▶ _Records provided_
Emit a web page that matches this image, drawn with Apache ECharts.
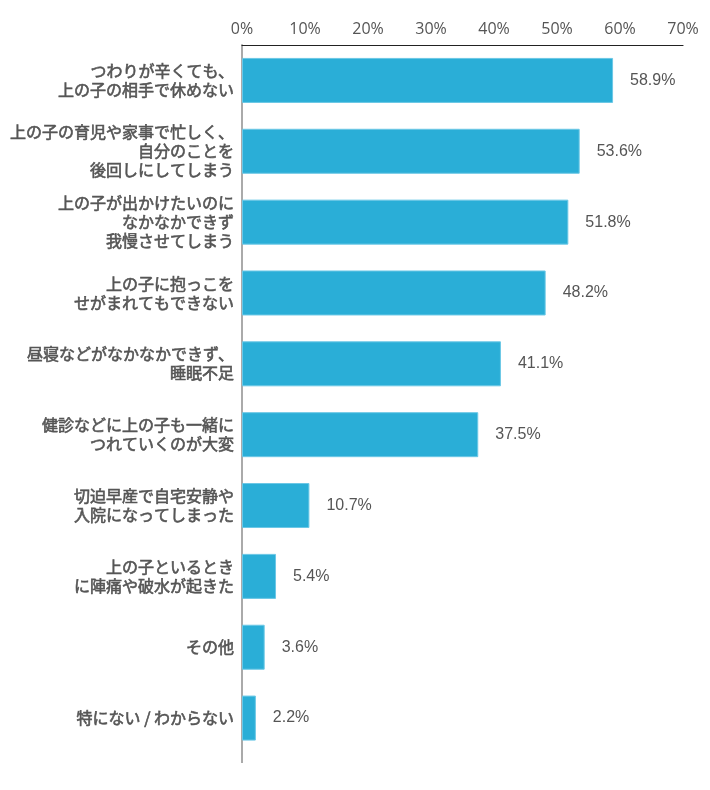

--

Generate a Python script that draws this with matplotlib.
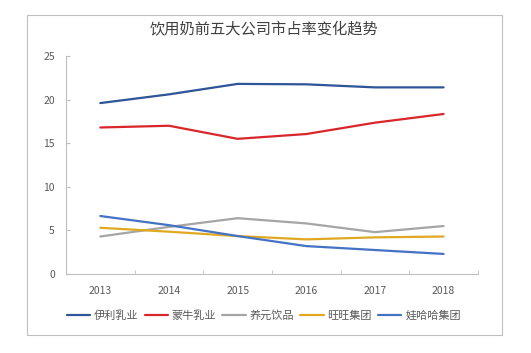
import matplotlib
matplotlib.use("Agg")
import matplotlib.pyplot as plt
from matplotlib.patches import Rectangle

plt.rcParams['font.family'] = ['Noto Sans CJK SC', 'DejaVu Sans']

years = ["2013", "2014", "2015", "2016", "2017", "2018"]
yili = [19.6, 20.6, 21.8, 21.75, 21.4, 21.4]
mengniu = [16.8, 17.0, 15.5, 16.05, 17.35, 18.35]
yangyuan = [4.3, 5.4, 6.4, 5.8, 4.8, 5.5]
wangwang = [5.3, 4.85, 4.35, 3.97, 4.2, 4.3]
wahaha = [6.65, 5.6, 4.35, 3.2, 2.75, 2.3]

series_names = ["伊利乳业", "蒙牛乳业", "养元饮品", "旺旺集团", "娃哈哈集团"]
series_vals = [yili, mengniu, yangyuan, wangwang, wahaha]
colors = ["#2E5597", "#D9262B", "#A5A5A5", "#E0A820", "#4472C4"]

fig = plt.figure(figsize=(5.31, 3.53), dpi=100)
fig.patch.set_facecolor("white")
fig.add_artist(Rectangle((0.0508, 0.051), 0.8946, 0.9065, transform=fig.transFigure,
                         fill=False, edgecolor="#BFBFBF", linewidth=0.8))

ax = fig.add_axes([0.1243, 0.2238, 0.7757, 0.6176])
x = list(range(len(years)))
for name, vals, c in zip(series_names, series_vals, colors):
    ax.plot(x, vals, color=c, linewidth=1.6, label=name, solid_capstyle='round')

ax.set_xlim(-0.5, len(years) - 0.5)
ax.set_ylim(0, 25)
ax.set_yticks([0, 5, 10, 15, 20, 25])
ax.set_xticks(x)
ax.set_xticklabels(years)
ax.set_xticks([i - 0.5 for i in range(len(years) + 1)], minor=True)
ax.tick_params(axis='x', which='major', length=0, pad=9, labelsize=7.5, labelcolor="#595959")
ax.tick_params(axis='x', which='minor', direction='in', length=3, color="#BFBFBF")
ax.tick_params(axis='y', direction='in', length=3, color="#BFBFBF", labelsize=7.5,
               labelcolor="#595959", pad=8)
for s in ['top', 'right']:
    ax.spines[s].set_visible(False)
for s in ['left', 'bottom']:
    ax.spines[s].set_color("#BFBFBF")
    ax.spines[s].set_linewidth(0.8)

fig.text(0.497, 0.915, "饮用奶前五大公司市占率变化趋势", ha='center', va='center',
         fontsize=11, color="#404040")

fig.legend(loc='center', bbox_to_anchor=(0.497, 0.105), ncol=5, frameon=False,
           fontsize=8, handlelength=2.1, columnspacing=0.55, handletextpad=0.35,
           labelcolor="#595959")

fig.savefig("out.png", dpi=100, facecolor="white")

▶ _Exercise directions_
Using the data above, print only the lines starting at the one with "Generate a Python" and ending at the one with "plt.rcParams['font.family'] = ['Noto", exactly as they stand, minus the pictures.

▶ _Result of this task_
Generate a Python script that draws this with matplotlib.
import matplotlib
matplotlib.use("Agg")
import matplotlib.pyplot as plt
from matplotlib.patches import Rectangle

plt.rcParams['font.family'] = ['Noto Sans CJK SC', 'DejaVu Sans']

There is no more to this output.